Thanks for the post.  I wish I had found it earlier because I could have used it.  A few weeks ago, an executive at my company got the first Windows 8 machine in the building; a touch-screen ultrabook.  While it wasn't too massively difficult to set up and I read about the gestures earlier from another source, it was extremely cumbersome and unnatural.  After I got his email and VPN working (the built-in email app stinks when you have an inbox with 80 some folders and god knows how many folders inside those) I then created a virtual machine with Windows 8 for more thorough testing in our business environment and to teach myself the basics.  The learning curve was ugly; nothing was "intuitive" from a good UI standpoint.  The biggest, stupidest "two operating systems in one" split for me was how some control-panel items can only be accessed from the desktop control panel, and others only from the Tile-World settings.  

After a day of playing around with it mouse-and-keyboard only, I had to recommend to my company against getting it on any new systems aside from touch-panel laptops and tablets and continuing with Windows 7 on new desktops.  My stance was the mandatory "mouse gestures" were too confusing and unintuitive for our office employees; most of which are 40 and older and don't take change well regardless, and while more natural with a touchscreen, we would probably never be getting touchscreen desktops in our office because nobody wants to lose the desk real-estate (sitting at my desk, I have a pair of 24" widescreen displays and I can't even comfortable reach my screens without leaning forward and stretching; most of our desks are 36" deep!)
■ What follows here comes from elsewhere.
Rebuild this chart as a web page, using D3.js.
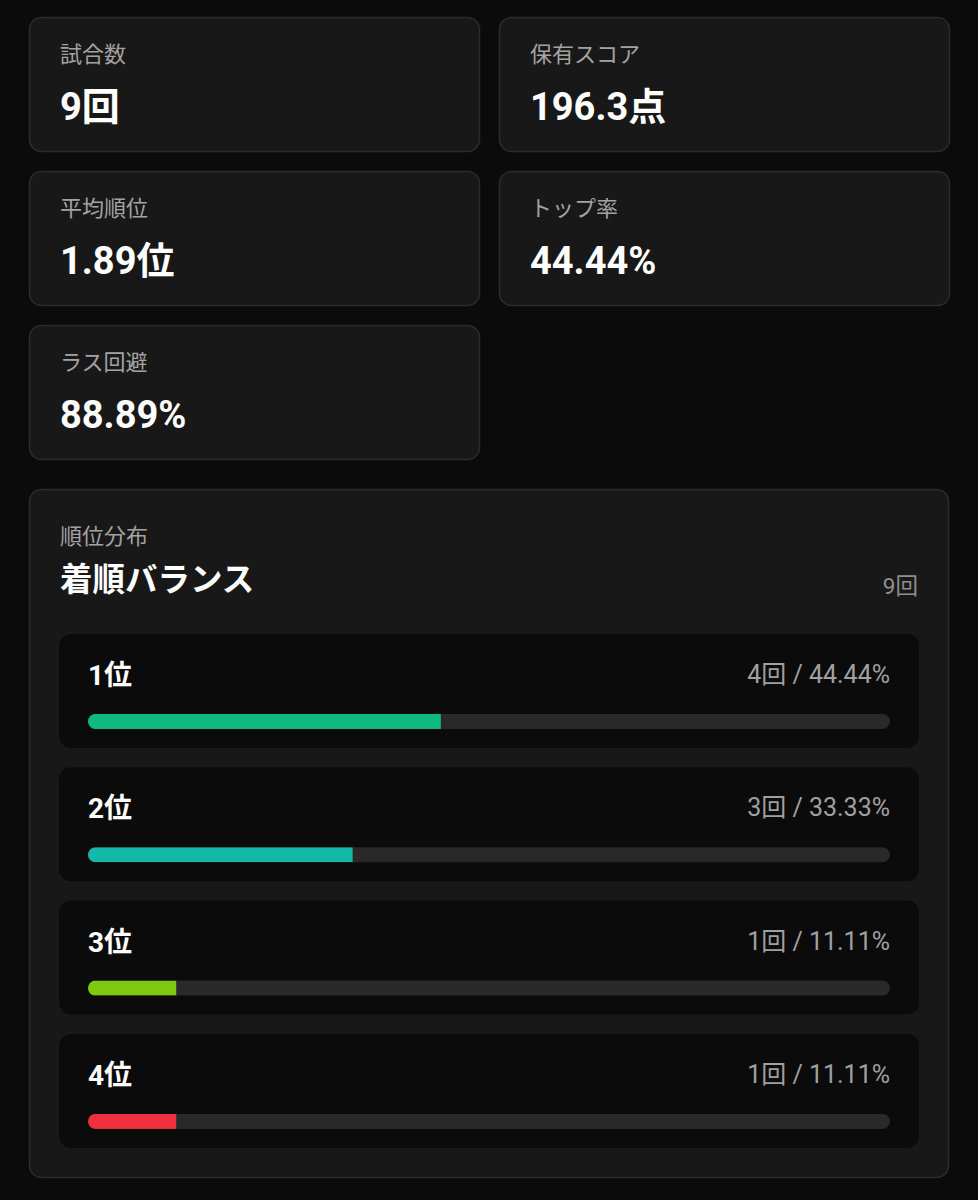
<!DOCTYPE html>
<html><head><meta charset="utf-8">
<script src="https://cdn.jsdelivr.net/npm/d3@7"></script>
<style>
html,body{margin:0;padding:0;background:#0b0b0b;}
svg{display:block;font-family:Roboto,"Noto Sans CJK JP",sans-serif;}
</style></head>
<body>
<svg id="c" width="978" height="1200"></svg>
<script>
const statLabels = ["試合数","保有スコア","平均順位","トップ率","ラス回避"];
const statValues = ["9回","196.3点","1.89位","44.44%","88.89%"];
const panelSub = "順位分布";
const panelTitle = "着順バランス";
const totalGames = 9;
const ranks = ["1位","2位","3位","4位"];
const counts = [4,3,1,1];
const rates = [44.44,33.33,11.11,11.11];
const rankColors = ["#10b981","#14b8a6","#7ec810","#f0303e"];

const svg = d3.select("#c");
svg.append("rect").attr("width",978).attr("height",1200).attr("fill","#0b0b0b");

// stat cards
const cardW = 450, cardH = 134, gapX = 20, gapY = 20, x0 = 29.5, y0 = 17.5;
const cards = svg.selectAll("g.card").data(statLabels.map((l,i)=>({l,v:statValues[i],i})))
  .join("g").attr("class","card")
  .attr("transform",d=>`translate(${x0 + (d.i%2)*(cardW+gapX)},${y0 + Math.floor(d.i/2)*(cardH+gapY)})`);
cards.append("rect").attr("width",cardW).attr("height",cardH).attr("rx",12)
  .attr("fill","#181818").attr("stroke","#2c2c2c").attr("stroke-width",1.5);
cards.append("text").attr("x",30.5).attr("y",44.5).attr("fill","#a3a3a3")
  .attr("font-size",22).text(d=>d.l);
cards.append("text").attr("x",30.5).attr("y",102.5).attr("fill","#ffffff")
  .attr("font-size",38).attr("font-weight",700).text(d=>d.v);

// panel
const px = 29.5, py = 489.5, pw = 919, ph = 688;
const panel = svg.append("g").attr("transform",`translate(${px},${py})`);
panel.append("rect").attr("width",pw).attr("height",ph).attr("rx",12)
  .attr("fill","#181818").attr("stroke","#2c2c2c").attr("stroke-width",1.5);
panel.append("text").attr("x",30.5).attr("y",54.5).attr("fill","#a3a3a3").attr("font-size",22).text(panelSub);
panel.append("text").attr("x",30.5).attr("y",101.5).attr("fill","#ffffff").attr("font-size",32.5).attr("font-weight",700).text(panelTitle);
panel.append("text").attr("x",888.5).attr("y",104.5).attr("text-anchor","end").attr("fill","#8f8f8f").attr("font-size",22.5).text(totalGames+"回");

const rowX = 59, rowW = 860, rowH = 114, rowGap = 19.3, rowY0 = 634;
const trackX0 = 88, trackX1 = 890;
const x = d3.scaleLinear().domain([0,100]).range([88,882]);
const trackH = 15, trackOff = 80;

const defs = svg.append("defs");
ranks.forEach((r,i)=>{
  const ry = rowY0 + i*(rowH+rowGap);
  defs.append("clipPath").attr("id","clip"+i).append("rect")
    .attr("x",trackX0).attr("y",ry+trackOff).attr("width",trackX1-trackX0).attr("height",trackH).attr("rx",trackH/2);
});

const rows = svg.selectAll("g.row").data(ranks.map((r,i)=>({r,i,c:counts[i],p:rates[i],col:rankColors[i]})))
  .join("g").attr("class","row");
rows.append("rect").attr("x",rowX).attr("y",d=>rowY0+d.i*(rowH+rowGap)).attr("width",rowW).attr("height",rowH)
  .attr("rx",12).attr("fill","#0b0b0b");
rows.append("text").attr("x",88).attr("y",d=>rowY0+d.i*(rowH+rowGap)+51).attr("fill","#ffffff")
  .attr("font-size",28).attr("font-weight",700).text(d=>d.r);
rows.append("text").attr("x",890).attr("y",d=>rowY0+d.i*(rowH+rowGap)+49).attr("text-anchor","end")
  .attr("fill","#a0a0a0").attr("font-size",25).text(d=>`${d.c}回 / ${d.p.toFixed(2)}%`);
rows.append("rect").attr("x",trackX0).attr("y",d=>rowY0+d.i*(rowH+rowGap)+trackOff).attr("width",trackX1-trackX0)
  .attr("height",trackH).attr("rx",trackH/2).attr("fill","#292929");
rows.append("rect").attr("clip-path",d=>`url(#clip${d.i})`).attr("x",x(0)).attr("y",d=>rowY0+d.i*(rowH+rowGap)+trackOff)
  .attr("width",d=>x(d.p)-x(0)).attr("height",trackH).attr("fill",d=>d.col);
</script>
</body></html>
I like Windows 8's core concept, but I think it would be a far better OS if it had a "gesture-less" mode of operation more suited for non-touchscreen users.  Start-up to the desktop, replace desktop icons with live-tiles, have it's signature start button and the "start screen" be an overlay to the desktop and all Metro applications just open inside a desktop window rather than in some weird, inflexible fullscreen environment.  I'm sorry but we're treating Windows 8 like another Vista.

----------